#### [EXERCISE PROMPT]
In the material below, find all lines with the string "document" and copy them.

#### [COLLECTED DATA]
==============================
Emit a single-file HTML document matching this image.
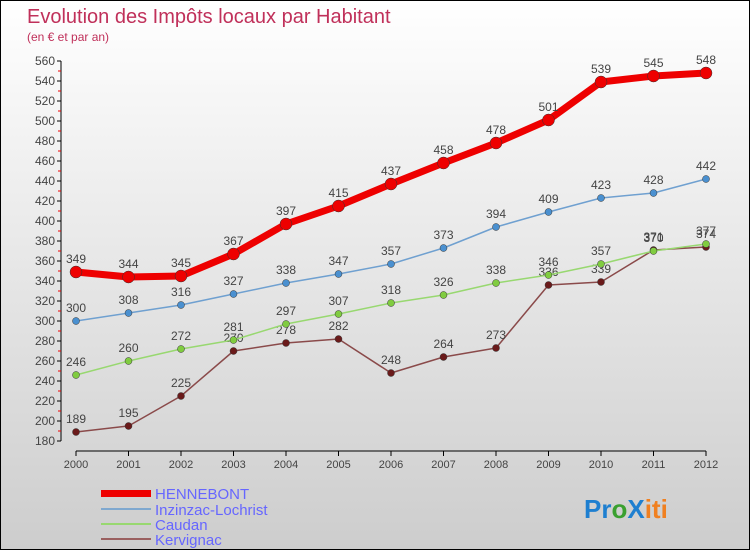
<!DOCTYPE html>
<html><head><meta charset="utf-8"><style>
html,body{margin:0;padding:0}
body{width:750px;height:550px;overflow:hidden;font-family:"Liberation Sans",sans-serif}
#wrap{position:relative;width:748px;height:548px;border:1px solid #000;background:linear-gradient(#ffffff,#cdcdcd)}
svg{position:absolute;left:0;top:0}
</style></head><body>
<div id="wrap">
<svg id="chart" width="750" height="550">
<text x="26" y="22" font-size="20" fill="#c0305a">Evolution des Impôts locaux par Habitant</text>
<text x="26" y="40" font-size="12" fill="#c0305a">(en € et par an)</text>
<g id="axes"></g><g id="series"></g>
<g font-size="15" fill="#6666ff">
<rect x="100" y="489" width="50" height="7" fill="#e00"/>
<text x="154" y="498">HENNEBONT</text>
<rect x="100" y="507" width="50" height="2" fill="#7fa8cf"/>
<text x="154" y="514">Inzinzac-Lochrist</text>
<rect x="100" y="522" width="50" height="2" fill="#98d870"/>
<text x="154" y="529">Caudan</text>
<rect x="100" y="537" width="50" height="2" fill="#9a6060"/>
<text x="154" y="544">Kervignac</text>
</g>
<g font-size="26" font-weight="bold">
<text x="583" y="517"><tspan fill="#1e7fd0">Pr</tspan><tspan fill="#3aa030">o</tspan><tspan fill="#1e7fd0">X</tspan><tspan fill="#f08020">iti</tspan></text>
</g>
</svg></div>
<script>
const years=["2000","2001","2002","2003","2004","2005","2006","2007","2008","2009","2010","2011","2012"];
const yTicks=[180,200,220,240,260,280,300,320,340,360,380,400,420,440,460,480,500,520,540,560];
const hennebont=[349,344,345,367,397,415,437,458,478,501,539,545,548];
const inzinzac=[300,308,316,327,338,347,357,373,394,409,423,428,442];
const caudan=[246,260,272,281,297,307,318,326,338,346,357,370,377];
const kervignac=[189,195,225,270,278,282,248,264,273,336,339,371,374];
const NS="http://www.w3.org/2000/svg";
const X=i=>75+i*52.5, Y=v=>440-(v-180);
function mk(t,a,p){const e=document.createElementNS(NS,t);for(const k in a)e.setAttribute(k,a[k]);p.appendChild(e);return e;}
const ax=document.getElementById('axes');
mk('line',{x1:60,y1:60,x2:60,y2:440,stroke:'#000'},ax);
mk('line',{x1:75,y1:450,x2:705,y2:450,stroke:'#000'},ax);
yTicks.forEach(v=>{
 mk('line',{x1:56,y1:Y(v),x2:60,y2:Y(v),stroke:'#000'},ax);
 if(v<560) mk('line',{x1:57,y1:Y(v)-10,x2:60,y2:Y(v)-10,stroke:'#e00'},ax);
 const t=mk('text',{x:54,y:Y(v)+4,'text-anchor':'end','font-size':12,fill:'#444'},ax);
 
 
 t.textContent=v;
});
years.forEach((y,i)=>{
 mk('line',{x1:X(i),y1:450,x2:X(i),y2:455,stroke:'#000'},ax);
 const t=mk('text',{x:X(i),y:467,'text-anchor':'middle','font-size':11,fill:'#444'},ax);
 
 
 t.textContent=y;
});
const sg=document.getElementById('series');
function series(name,data,color,w,r,pc){
 const g=mk('g',{},sg);
 
 
 const pl=mk('polyline',{points:data.map((v,i)=>X(i)+','+Y(v)).join(' '),fill:'none',stroke:color,'stroke-width':w,'stroke-linejoin':'round'},g);
 
 
 data.forEach((v,i)=>{
  const c=mk('circle',{cx:X(i),cy:Y(v),r:r,fill:pc,stroke:'#333','stroke-width':0.5},g);
  
  
  const t=mk('text',{x:X(i),y:Y(v)-9,'text-anchor':'middle','font-size':12,fill:'#444'},g);
  
  
  t.textContent=v;
 });
}
series('kervignac',kervignac,'#8a4a4a',1.5,3.5,'#6a1a1a');
series('caudan',caudan,'#98d870',1.5,3.5,'#80cc40');
series('inzinzac',inzinzac,'#6fa0d0',1.5,3.5,'#4a90d0');
series('hennebont',hennebont,'#ee0000',7,6,'#ee0000');
</script>
</body></html>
==============================
#### [REPLY]
Emit a single-file HTML document matching this image.
function mk(t,a,p){const e=document.createElementNS(NS,t);for(const k in a)e.setAttribute(k,a[k]);p.appendChild(e);return e;}
const ax=document.getElementById('axes');
const sg=document.getElementById('series');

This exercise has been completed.